This old house

They say you can’t go home again, but I did.

I even bought my parent’s house and am raising my family there.

My house and I share a language, and I can translate each floorboard’s creek, each radiator’s groan. I can trace our house’s history through ceiling cracks, like rings in a tree trunk.

“When your Aunt Jenny was a little girl, she turned the water in the bathroom on and let it run. No one knew until the tub overflowed and water started dripping on our heads right during dinner.”

“See that broken slat in the family room door? Your grandma threw a hunk of cheese at your Uncle Mike, he ducked and the cheese broke the door.

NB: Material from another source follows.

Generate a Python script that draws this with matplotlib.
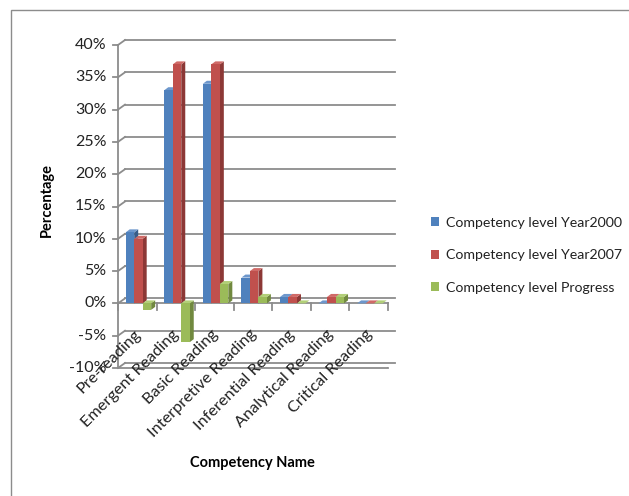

Grandpa said he’d leave it broken so everyone would see what a good arm your grandma had.”

Sometimes, as I tip toe down the stairs in the pre-dawn light, careful not to wake my sleeping family, I flashback to times I tip toed up those same stairs, careful not to wake my sleeping parents.

We’ve built a solid relationship, my 84-year old house and I. Like any long-term relationship, though, we’ve had our struggles. I whine about the unexpected house guests – the bats in the attic and spiders in the basement, and the house retaliates by giving me the cold shoulder on chilly winter days.

You have to watch what you say about our old house, or she’ll scald you in the shower or trap you in the downstairs bathroom. When she’s really feeling sassy, she locks us out and we have to climb over the balcony railing to get back in.

For a short period, I resented our living arrangement and wondered if the high school girl who lived here 30 years ago would be disappointed in the grown woman who lives here now. Had we not gone anywhere?

I realized, though, that goals are not always tied to geography, nor achievement to relocation.

We have time to check off a few more life goals, a big front porch to ponder them, thick safe walls to protect them, and plenty of stories to share.

Me on the front porch
This is 16-year old me in front of our house back in 1980.
Molly on the front porch
This is 16-year old Molly in front of our house in a picture I took yesterday.
Dad in the family room
I can’t tell for sure what year this picture of my Dad sitting in our family room was taken, but I’m guessing it is also 1980 or so, because that looks like my tennis racquet propped up against the wooden drawers.
Our house in the middle of our street 018
This is me in the same room in a photo Molly shot yesterday. (If you look closely, you can see the broken slat in the door separating the family room from the dining room.
Jenny
I’m including this picture of my sister Jenny in the family room because she was a cute little punk and the overflowing tub was only one of her stunts that left a permanent mark on the house. She also wrote Jenny The Great and Wonderful in magic marker all over the house. (Also, that’s my eighth grade school photo on the shelf in the background. It’s my sophomore year photo on the shelf in the picture with my dad.  And, if you look closely, the same ceramic Packer football player is on that shelf in the picture with my dad and the picture with me. Funny!)